There is little by name about his famous brother, but the life experience is the same for both.

They are formed by two “religions”, the Roman Catholic Church and Victorian Football. (The broadminded author will forgive the rugby follower who cannot say, “Australian Football”.)

Both are active in the same background – Brunswick and St Ambrose’s. If you want to know what suburban or parish life was like, it is all here.

Everything is experienced in the family. The progeny of the Aeolian Islands, immigrants 100 years ago, supported each other, parents and children, brothers and sisters.

Life is lived, is supported, is fruitful in the family.

Government departments, media pundits, entertainment celebrities do not interfere with the vital growth and development of the Santamaria family.

And it is an extended family. It is amazing how many names well known in Melbourne – and some further – are mentioned here in the Aeolian group.

It was not a welfare society, but it was a caring one.

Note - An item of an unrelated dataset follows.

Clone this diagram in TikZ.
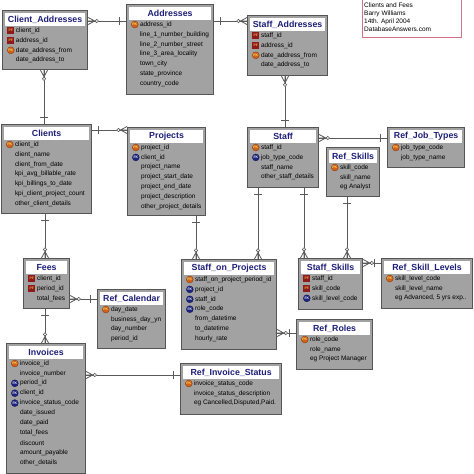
\documentclass[tikz,border=0pt]{standalone}
\usepackage{fontspec}
\setmainfont{Liberation Sans}
\usetikzlibrary{calc}
\definecolor{boxfill}{HTML}{A2A2A2}
\definecolor{boxline}{HTML}{555555}
\definecolor{titlecol}{HTML}{1E1E78}
\definecolor{connline}{HTML}{5A5A5A}
\definecolor{pkfill}{HTML}{D0601A}
\definecolor{pffill}{HTML}{8C1C1C}
\definecolor{fkfill}{HTML}{1C2480}
\definecolor{notecol}{HTML}{D07585}
\definecolor{pktext}{HTML}{FFE060}
\definecolor{pftext}{HTML}{FFB040}
\tikzset{
 ebox/.style={draw=boxline, fill=boxfill, line width=1.2pt, inner sep=0pt, anchor=north west},
 tband/.style={fill=white, inner sep=0pt, anchor=north, minimum height=12.5pt, font=\fontsize{8.8}{9}\selectfont\bfseries, text=titlecol},
 fld/.style={anchor=west, inner sep=0pt, font=\fontsize{6.5}{7}\selectfont},
 keyicon/.style={inner sep=0pt, minimum size=7pt, font=\fontsize{3.4}{3.4}\selectfont\bfseries},
 pk/.style={keyicon, circle, fill=pkfill, draw=pkfill!60!black, line width=0.3pt, text=pktext},
 pf/.style={keyicon, rectangle, fill=pffill, text=pftext},
 fk/.style={keyicon, circle, fill=fkfill, draw=fkfill!60!black, line width=0.3pt, text=white},
 conn/.style={draw=connline, line width=0.8pt},
 notebox/.style={draw=notecol, line width=0.7pt, inner sep=0pt, anchor=north west},
 notetext/.style={anchor=north west, inner sep=0pt, align=left, font=\fontsize{6.5}{8}\selectfont},
}
\newcommand\entity[6]{%
 \node[ebox, minimum width=#4pt, minimum height=#5pt] (#1) at (#2,#3) {};
 \node[tband, minimum width=#4pt-5pt] (#1t) at ($(#1.north)+(0,3)$) {#6};
}
\newcommand\frow[4]{%
 \node[fld] (#1f#2) at ($(#1.north west)+(13.8,{20.5+9.9*#2})$) {#4};
 \if\relax\detokenize{#3}\relax\else
 \node[#3] (#1k#2) at ($(#1.north west)+(8.8,{20.5+9.9*#2})$) {\MakeUppercase{#3}};
 \fi
}
\newcommand\manyend[2]{%
 \begin{scope}[shift={#1}, rotate=#2]
  \draw[conn] (0,3.5) -- (6.5,0) -- (0,-3.5) (0,0) -- (6.5,0);
  \draw[conn, fill=white, line width=0.6pt] (8.6,0) circle (1.7pt);
 \end{scope}}
\newcommand\oneend[2]{%
 \begin{scope}[shift={#1}, rotate=#2]
  \draw[conn] (6.5,-4) -- (6.5,4);
 \end{scope}}
\begin{document}
\begin{tikzpicture}[x=1pt, y=-1pt]
\useasboundingbox[fill=white] (0,0) rectangle (474,474);

% note
\node[notebox, minimum width=99pt, minimum height=39pt] (notebox) at (362,-2) {};
\node[notetext] (note) at (364,2.6) {Clients and Fees\\Barry Williams\\14th. April 2004\\DatabaseAnswers.com};

% entities
\entity{ca}{2}{10}{85}{59}{Client\_Addresses}
\frow{ca}{0}{pf}{client\_id}
\frow{ca}{1}{pf}{address\_id}
\frow{ca}{2}{pk}{date\_address\_from}
\frow{ca}{3}{}{date\_address\_to}

\entity{addr}{126}{4}{87}{90}{Addresses}
\frow{addr}{0}{pk}{address\_id}
\frow{addr}{1}{}{line\_1\_number\_building}
\frow{addr}{2}{}{line\_2\_number\_street}
\frow{addr}{3}{}{line\_3\_area\_locality}
\frow{addr}{4}{}{town\_city}
\frow{addr}{5}{}{state\_province}
\frow{addr}{6}{}{country\_code}

\entity{sa}{247}{15}{80}{60}{Staff\_Addresses}
\frow{sa}{0}{pf}{staff\_id}
\frow{sa}{1}{pf}{address\_id}
\frow{sa}{2}{pk}{date\_address\_from}
\frow{sa}{3}{}{date\_address\_to}

\entity{cl}{1}{124}{90}{89}{Clients}
\frow{cl}{0}{pk}{client\_id}
\frow{cl}{1}{}{client\_name}
\frow{cl}{2}{}{client\_from\_date}
\frow{cl}{3}{}{kpi\_avg\_billable\_rate}
\frow{cl}{4}{}{kpi\_billings\_to\_date}
\frow{cl}{5}{}{kpi\_client\_project\_count}
\frow{cl}{6}{}{other\_client\_details}

\entity{pr}{127}{127}{78}{88}{Projects}
\frow{pr}{0}{pk}{project\_id}
\frow{pr}{1}{fk}{client\_id}
\frow{pr}{2}{}{project\_name}
\frow{pr}{3}{}{project\_start\_date}
\frow{pr}{4}{}{project\_end\_date}
\frow{pr}{5}{}{project\_description}
\frow{pr}{6}{}{other\_project\_details}

\entity{st}{247}{127}{71}{60}{Staff}
\frow{st}{0}{pk}{staff\_id}
\frow{st}{1}{fk}{job\_type\_code}
\frow{st}{2}{}{staff\_name}
\frow{st}{3}{}{other\_staff\_details}

\entity{rs}{326}{147}{53}{49}{Ref\_Skills}
\frow{rs}{0}{pk}{skill\_code}
\frow{rs}{1}{}{skill\_name}
\frow{rs}{2}{}{eg Analyst}

\entity{rjt}{387}{127}{77}{40}{Ref\_Job\_Types}
\frow{rjt}{0}{pk}{job\_type\_code}
\frow{rjt}{1}{}{job\_type\_name}

\entity{fe}{23}{258}{46}{50}{Fees}
\frow{fe}{0}{pf}{client\_id}
\frow{fe}{1}{pf}{period\_id}
\frow{fe}{2}{}{total\_fees}

\entity{rc}{97}{289}{68}{59}{Ref\_Calendar}
\frow{rc}{0}{pk}{day\_date}
\frow{rc}{1}{}{business\_day\_yn}
\frow{rc}{2}{}{day\_number}
\frow{rc}{3}{}{period\_id}

\entity{sop}{181}{259}{95}{90}{Staff\_on\_Projects}
\frow{sop}{0}{pk}{staff\_on\_project\_period\_id}
\frow{sop}{1}{fk}{project\_id}
\frow{sop}{2}{fk}{staff\_id}
\frow{sop}{3}{fk}{role\_code}
\frow{sop}{4}{}{from\_datetime}
\frow{sop}{5}{}{to\_datetime}
\frow{sop}{6}{}{hourly\_rate}

\entity{ss}{298}{258}{64}{51}{Staff\_Skills}
\frow{ss}{0}{pf}{staff\_id}
\frow{ss}{1}{pf}{skill\_code}
\frow{ss}{2}{fk}{skill\_level\_code}

\entity{rsl}{381}{258}{91}{50}{Ref\_Skill\_Levels}
\frow{rsl}{0}{pk}{skill\_level\_code}
\frow{rsl}{1}{}{skill\_level\_name}
\frow{rsl}{2}{}{eg Advanced, 5 yrs exp..}

\entity{rr}{296}{319}{76}{50}{Ref\_Roles}
\frow{rr}{0}{pk}{role\_code}
\frow{rr}{1}{}{role\_name}
\frow{rr}{2}{}{eg Project Manager}

\entity{inv}{6}{343}{79}{130}{Invoices}
\frow{inv}{0}{pk}{invoice\_id}
\frow{inv}{1}{}{invoice\_number}
\frow{inv}{2}{fk}{period\_id}
\frow{inv}{3}{fk}{client\_id}
\frow{inv}{4}{fk}{invoice\_status\_code}
\frow{inv}{5}{}{date\_issued}
\frow{inv}{6}{}{date\_paid}
\frow{inv}{7}{}{total\_fees}
\frow{inv}{8}{}{discount}
\frow{inv}{9}{}{amount\_payable}
\frow{inv}{10}{}{other\_details}

\entity{ris}{180}{363}{101}{51}{Ref\_Invoice\_Status}
\frow{ris}{0}{pk}{invoice\_status\_code}
\frow{ris}{1}{}{invoice\_status\_description}
\frow{ris}{2}{}{eg Cancelled,Disputed,Paid.}

% connectors
\draw[conn] (ca.east |- 0,21) -- (addr.west |- 0,21);
\manyend{(ca.east |- 0,21)}{0}
\oneend{(addr.west |- 0,21)}{180}

\draw[conn] (addr.east |- 0,21) -- (sa.west |- 0,21);
\oneend{(addr.east |- 0,21)}{0}
\manyend{(sa.west |- 0,21)}{180}

\draw[conn] (ca.south -| 44,0) -- (cl.north -| 44,0);
\manyend{(ca.south -| 44,0)}{-90}
\oneend{(cl.north -| 44,0)}{90}

\draw[conn] (sa.south -| 285,0) -- (st.north -| 285,0);
\manyend{(sa.south -| 285,0)}{-90}
\oneend{(st.north -| 285,0)}{90}

\draw[conn] (cl.east |- 0,130) -- (pr.west |- 0,130);
\oneend{(cl.east |- 0,130)}{0}
\manyend{(pr.west |- 0,130)}{180}

\draw[conn] (cl.south -| 45,0) -- (fe.north -| 45,0);
\oneend{(cl.south -| 45,0)}{-90}
\manyend{(fe.north -| 45,0)}{90}

\draw[conn] (pr.south -| 196,0) -- (sop.north -| 196,0);
\oneend{(pr.south -| 196,0)}{-90}
\manyend{(sop.north -| 196,0)}{90}

\draw[conn] (st.south -| 258,0) -- (sop.north -| 258,0);
\oneend{(st.south -| 258,0)}{-90}
\manyend{(sop.north -| 258,0)}{90}

\draw[conn] (st.south -| 304,0) -- (ss.north -| 304,0);
\oneend{(st.south -| 304,0)}{-90}
\manyend{(ss.north -| 304,0)}{90}

\draw[conn] (rs.south -| 347,0) -- (ss.north -| 347,0);
\oneend{(rs.south -| 347,0)}{-90}
\manyend{(ss.north -| 347,0)}{90}

\draw[conn] (st.east |- 0,138) -- (rjt.west |- 0,138);
\manyend{(st.east |- 0,138)}{0}
\oneend{(rjt.west |- 0,138)}{180}

\draw[conn] (ss.east |- 0,263) -- (rsl.west |- 0,263);
\manyend{(ss.east |- 0,263)}{0}
\oneend{(rsl.west |- 0,263)}{180}

\draw[conn] (fe.east |- 0,299) -- (rc.west |- 0,299);
\manyend{(fe.east |- 0,299)}{0}
\oneend{(rc.west |- 0,299)}{180}

\draw[conn] (fe.south -| 45,0) -- (inv.north -| 45,0);
\oneend{(fe.south -| 45,0)}{-90}
\manyend{(inv.north -| 45,0)}{90}

\draw[conn] (sop.east |- 0,333) -- (rr.west |- 0,333);
\manyend{(sop.east |- 0,333)}{0}
\oneend{(rr.west |- 0,333)}{180}

\draw[conn] (inv.east |- 0,375) -- (ris.west |- 0,375);
\manyend{(inv.east |- 0,375)}{0}
\oneend{(ris.west |- 0,375)}{180}
\end{tikzpicture}
\end{document}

Italian feats and talents are a rich mix and a fruitful one.

Yet it is not a ghetto story. The neighbours are not all Italian and they mix freely with those who are.

Football is a vibrant force binding all together in ritual cohesion. The orthodox Carlton supporters can co-exist with the heretics of Geelong.

This is an important book for those who want to study Australian life.

Formal histories can tell us about life in Australian cities. Books of this genre can tell us what it was like.